In a recent blog post, I gave a high-level overview of the marketing funnel from a brand communication perspective. I wanted to continue along this theme, but dive into the interpersonal relationship between the customer and the brand and how the relationship can grow through different marketing channels. Below I’ll post again a generic marketing funnel, but then reorganize it to show a customer relationship funnel.
As you can see, before the initial purchase, most of the communication is around unique selling points creating an intrinsic value of the product or service. Then what happens when the purchase is made and the product and service is received? That’s the most intimate part of the brand – customer relationship, but a lot of companies normally drop the ball, not managing the customer relationship past-sale. This is the perfect opportunity to build on this relationship, asking how satisfied the customer is, asking them to share the word, cross-selling different products, asking for how the product or service can be improved upon.
At Bellhops, the modern moving company I work for, we have a lucky opportunity that almost half of our orders are booked over the phone.
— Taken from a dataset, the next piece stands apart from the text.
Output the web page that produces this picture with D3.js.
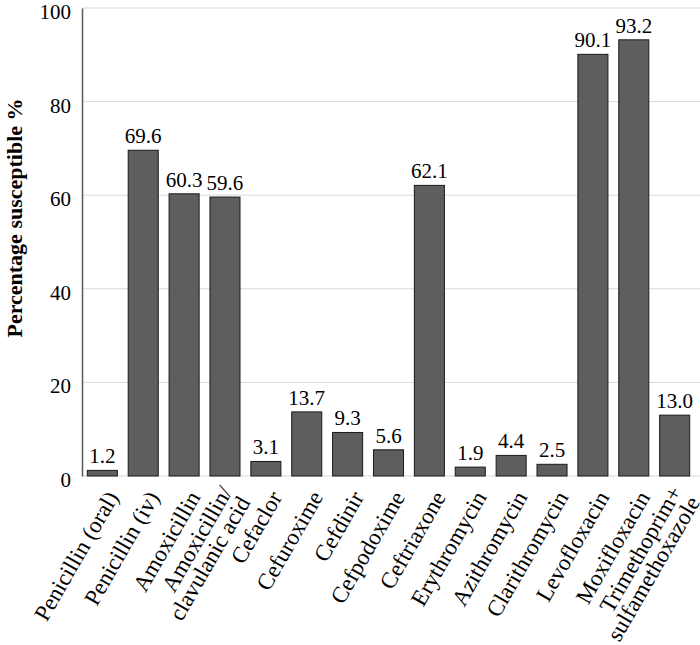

While not being scalable, there is a level of interpersonal communication that can happen over the phone that can’t be done anywhere else, other than in person. Where most scaled conversion funnels focus on the USPs on the first half of the relationship funnel, we were able to have personal conversations over the phone asking questions like, “Why are you moving” and “what do you like about Dallas?” before the customer even booked the job. This helps us build an actual relationship with the customer before we even move them. We then have enough information to do cool things like send flowers/gifts to the job or send them personal emails about cool places to eat in Dallas. We also go the next step if we’re not able to move them to find them a different moving service, providing them value even if they don’t end up being our customer.
Now being able to build an intimate relationship doesn’t work for all industries, there is still the opportunity after the product/service has been received to build that relationship. In a scaled/automated environment, the company needs to initially send an email, text or in-app notification asking how satisfied the customer is with the product or service. This then branches out into different automated messages either asking them to write a review or giving them the opportunity to share the product with their friends. Follow-up should continue consistently as you tend the relationship you’ve built. Send relevant content on blogs you’ve written, promotional messaging for new product lines, or cross-sell different but complimentary products. They will eventually need your service again or want another product off your site. You’ve built a personal and intimate relationship with them enough that they return to you to buy that product or service, increasing their lifetime value as a customer.